The most common management mistakes

One of the most common misconceptions is the idea that the problem has already been adequately described. Management often comes up with phrases like „they don't talk to each other enough,“ „they lack ownership,“ or „we need more trust.“ These are descriptions of consequences, not mechanisms. Until it's clear precisely what is happening in specific situations, any intervention remains too general.

The second mistake is expecting rapid harmonisation. However, when issues are named precisely, tension can rise for a time. Not because the work isn't functioning, but because old ways of keeping the problem under control are disappearing. A team that has operated for years by avoiding conflict will not appear calm when it starts to speak more openly. Temporary discomfort is not the same as the failure of the process.
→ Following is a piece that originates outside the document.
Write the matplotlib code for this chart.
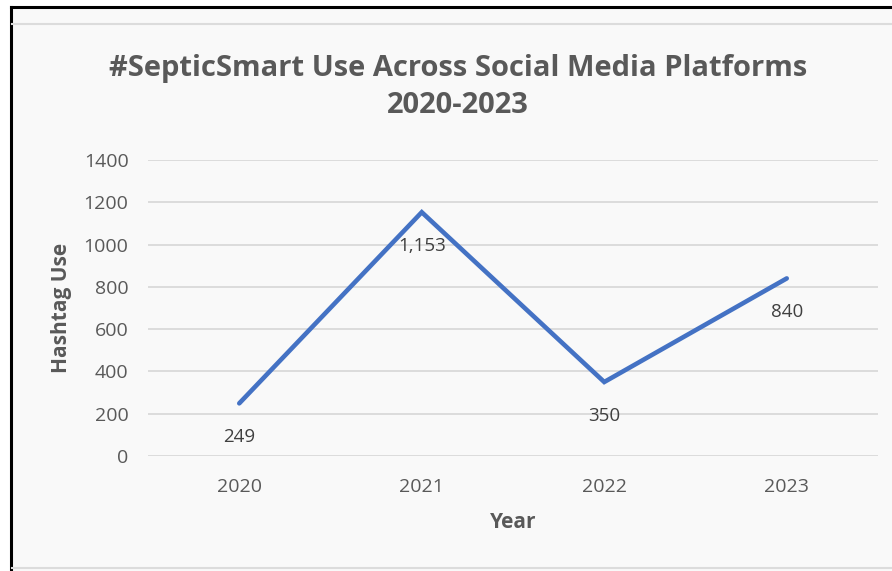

The third mistake is separating performance from the relational level. In reality, they are intrinsically linked. Where people don't know how their message read, where the meaning shifts according to the mood of a more powerful person, or where responsibility becomes pressure tool, not only the climate but also people's judgement deteriorates there.

How to tell if something is really changing

The most reliable indicator is not that the team understands each other more verbally. The change is seen in the shortening of the time between a situation and its realisation. The team notices sooner that they are slipping into an old pattern. They can describe more accurately what is happening and don't have to spend weeks analysing in retrospect why the meeting has ended inconclusively again.

The way decisions are made under pressure also changes. Fewer assumptions, fewer tacit agreements, less internal yielding which later turns into resistance. And usually, the dependence on one person, who has so far held the system together by their performance or authority, also decreases.

The important thing is that change is rarely linear. Some teams make rapid progress and then hit a deeper layer of patterns. Others need more time because their problem isn't with communication itself, but with what individuals automatically associate with disagreement, error, or loss of influence. This is also part of reality, not an added complication.

A team that functions well is not a team without tension. It is a team that can bear tension without distorting reality, without unnecessary defensiveness, and without the need to find a simple scapegoat.